As more innovators and tech gurus crawl into the ever-growing technology and internet market, the concern between users and their privacy online become more and more dominant. According to a Pew Research Center study, policymakers and tech innovators will have a hard time to respond.
Experts responded to a survey with split opinions on the matter that politicians and tech innovators can create “secure, popularly accepted, and trusted privacy-rights infrastructure by 2025 that allows for business innovation and monetization,” while offering people accessible options for protecting their personal info.
Looking at the results of the survey, about 55% of the 2,511 people surveyed said they believed a accepted privacy-rights infrastructure would exist in the next decade. The other 45% said it would, however. Regardless to the surveyed thoughts on the future of online privacy, many had agreed that online life is public nature.
“Almost everybody agrees this new environment is coming,” said Lee Rainie, co-author of the study. “About half say we will make accommodations and about half say it’s an inexorable blob that will swallow people’s lives…and leave people in an environment where they have little control over their privacy.”

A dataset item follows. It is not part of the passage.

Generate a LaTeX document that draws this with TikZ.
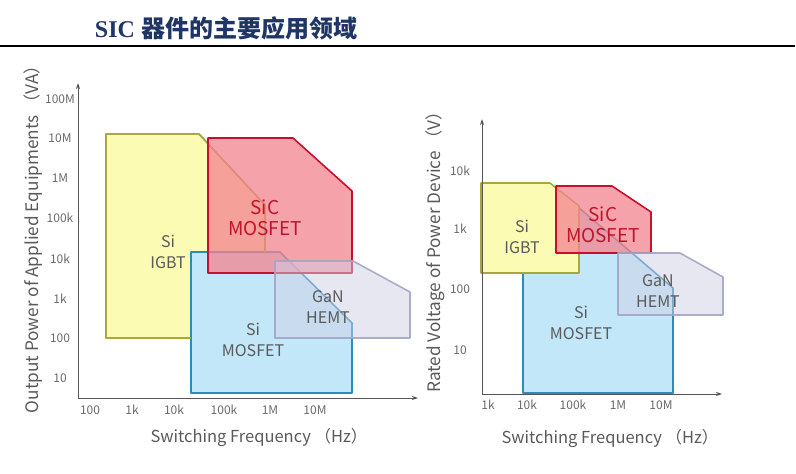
\documentclass[tikz,border=0pt]{standalone}
\usepackage{fontspec}
\setmainfont{Noto Sans CJK SC}
\newfontfamily\titlelatin{Liberation Serif}
\newfontfamily\titlecjk{Noto Sans CJK SC}
\usetikzlibrary{arrows.meta}
\definecolor{navy}{HTML}{1F3566}
\definecolor{axisgray}{HTML}{555555}
\definecolor{tickgray}{HTML}{6A6A6A}
\definecolor{labgray}{HTML}{5A5A5A}
\definecolor{yfill}{HTML}{FBFBB4}
\definecolor{ydraw}{HTML}{A8A83C}
\definecolor{bfill}{HTML}{C2E7F8}
\definecolor{bdraw}{HTML}{2A8DB8}
\definecolor{rfill}{HTML}{F48490}
\definecolor{rdraw}{HTML}{C8102E}
\definecolor{gfill}{HTML}{D0D0E6}
\definecolor{gdraw}{HTML}{A4A4C6}
\definecolor{rtext}{HTML}{C0142E}
\tikzset{
  axisline/.style={draw=axisgray, line width=1pt, -{Stealth[length=6pt,width=4pt]}},
  tick/.style={text=tickgray, font=\fontsize{12}{13}\selectfont, inner sep=0pt},
  axlabel/.style={text=labgray, font=\fontsize{16.5}{18}\selectfont, inner sep=0pt},
  aylabel/.style={text=labgray, font=\fontsize{17.2}{18}\selectfont, inner sep=0pt, rotate=90},
  yregion/.style={fill=yfill, draw=ydraw, line width=1.6pt, line join=round},
  bregion/.style={fill=bfill, draw=bdraw, line width=1.6pt, line join=round},
  rregion/.style={fill=rfill, fill opacity=0.75, draw=rdraw, draw opacity=1, line width=1.6pt, line join=round},
  gregion/.style={fill=gfill, fill opacity=0.5, draw=gdraw, draw opacity=0.9, line width=1.6pt, line join=round},
  devlabel/.style={text=labgray, align=center, inner sep=0pt, font=\fontsize{16}{21}\selectfont},
  redlabel/.style={text=rtext, align=center, inner sep=0pt, font=\fontsize{19}{21}\selectfont},
}
\begin{document}
\begin{tikzpicture}[x=1pt,y=-1pt]
\useasboundingbox (0,0) rectangle (796,474);
\fill[white] (0,0) rectangle (796,474);
% title
\node[text=navy, inner sep=0pt] (title) at (226,28) {\fontsize{24}{26}\selectfont\titlelatin\bfseries SIC \titlecjk\bfseries 器件的主要应用领域};
\coordinate (rl) at (0,45.5);
\coordinate (rr) at (795,45.5);
\draw[line width=2pt, black] (rl) -- (rr);

% ===== left chart =====
\fill[yregion] (106,134) -- (199,134) -- (265,205) -- (265,338) -- (106,338) -- cycle;
\filldraw[bregion] (191,252) -- (280,252) -- (352,323) -- (352,393) -- (191,393) -- cycle;
\draw[yregion, fill=none] (191,338) -- (106,338) -- (106,134) -- (199,134) -- (265,205) -- (265,252);
\filldraw[rregion] (208,138) -- (293,138) -- (352,191) -- (352,273) -- (208,273) -- cycle;
\filldraw[gregion] (275,261) -- (353,261) -- (410,292) -- (410,338) -- (275,338) -- cycle;

\coordinate (lo) at (78,398);
\coordinate (ly) at (78,83);
\coordinate (lx) at (418,398);
\draw[axisline] (lo) -- (ly);
\draw[axisline] (lo) -- (lx);

\node[tick] (ly1) at (60,99) {100M};
\node[tick] (ly2) at (60,138) {10M};
\node[tick] (ly3) at (60,178) {1M};
\node[tick] (ly4) at (60,218) {100k};
\node[tick] (ly5) at (60,259) {10k};
\node[tick] (ly6) at (60,299) {1k};
\node[tick] (ly7) at (60,338) {100};
\node[tick] (ly8) at (60,378) {10};

\node[tick] (lx1) at (90,410) {100};
\node[tick] (lx2) at (132,410) {1k};
\node[tick] (lx3) at (174,410) {10k};
\node[tick] (lx4) at (224,410) {100k};
\node[tick] (lx5) at (270,410) {1M};
\node[tick] (lx6) at (315,410) {10M};

\node[axlabel] (lxl) at (259,437) {Switching Frequency （Hz）};
\node[aylabel] (lyl) at (33,235) {Output Power of Applied Equipments （VA）};

\node[devlabel] (l1) at (168,252) {Si\\IGBT};
\node[redlabel] (l2) at (265,218) {SiC\\MOSFET};
\node[devlabel] (l3) at (253,340) {Si\\MOSFET};
\node[devlabel] (l4) at (328,307) {GaN\\HEMT};

% ===== right chart =====
\filldraw[bregion] (523,207) -- (578,207) -- (673,288) -- (673,393) -- (523,393) -- cycle;
\filldraw[yregion] (481,183) -- (550,183) -- (579,206) -- (579,273) -- (481,273) -- cycle;
\filldraw[rregion] (556,186) -- (612,186) -- (651,212) -- (651,253) -- (556,253) -- cycle;
\filldraw[gregion] (618,253) -- (680,253) -- (723,277) -- (723,315) -- (618,315) -- cycle;

\coordinate (ro) at (482,394);
\coordinate (ry) at (482,119);
\coordinate (rx) at (722,394);
\draw[axisline] (ro) -- (ry);
\draw[axisline] (ro) -- (rx);

\node[tick] (ry1) at (460,171) {10k};
\node[tick] (ry2) at (460,229) {1k};
\node[tick] (ry3) at (460,289) {100};
\node[tick] (ry4) at (460,350) {10};

\node[tick] (rx1) at (488,405) {1k};
\node[tick] (rx2) at (527,405) {10k};
\node[tick] (rx3) at (573,405) {100k};
\node[tick] (rx4) at (618,405) {1M};
\node[tick] (rx5) at (661,405) {10M};

\node[axlabel] (rxl) at (610,438) {Switching Frequency （Hz）};
\node[aylabel] (ryl) at (435,248) {Rated Voltage of Power Device （V）};

\node[devlabel] (r1) at (522,237) {Si\\IGBT};
\node[redlabel] (r2) at (603,225) {SiC\\MOSFET};
\node[devlabel] (r3) at (581,323) {Si\\MOSFET};
\node[devlabel] (r4) at (658,291) {GaN\\HEMT};
\end{tikzpicture}
\end{document}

Pew’s survey uncovered common threads among responses; many experts agreed that security and privacy are “foundational issues of the digital world” and that people don’t require much more than the draw of convenience to share their personal information.
“Lack of concern about privacy stems from complacency because most people’s life experiences teach them that revealing their private information allows commercial (and public) organisations to make their lives easier (by targeting their needs), whereas the detrimental cases tend to be very serious but relatively rare,” Bob Briscoe, chief researcher in networking and infrastructure for British Telecom, wrote in his response.
We are living in an unprecedented age of surveillance, said John Wilbanks, chief commons officer for the biomedical research company Sage Bionetworks.
“I do not think 10 years is long enough for policymakers to change the way they make policy to keep up with the rate of technological progress. We have never had ubiquitous surveillance before, much less a form of ubiquitous surveillance that emerges primarily from voluntary (if market-obscured) choices,” he said.
What does this mean for the media, which often relies on targeted ads mined from readers’ personal data? The widespread use of personalized ads is a fait accompli, Rainie said. They aren’t going anywhere.
“People don’t freak out now when they see ads that they see on other sites, or ads related to things they search for,” he said. “What experts would say is it’s a settled issue, not a top-of-mind problem.”
The tricky part is figuring out “the Internet of things,” Rainie added, and adapting to future changes in the display and rendering of information.
And social and cultural norms are ever-changing, said Homero Gil de Zuniga, director of the Digital Media Research Program at the University of Texas-Austin. That includes perceptions of privacy.
“By 2025, many of the issues, behaviors, and information we consider to be private today will not be so,” he told Pew. “Information will be even more pervasive, even more liquid, and portable. The digital private sphere, as well as the digital public sphere, will most likely completely overlap.”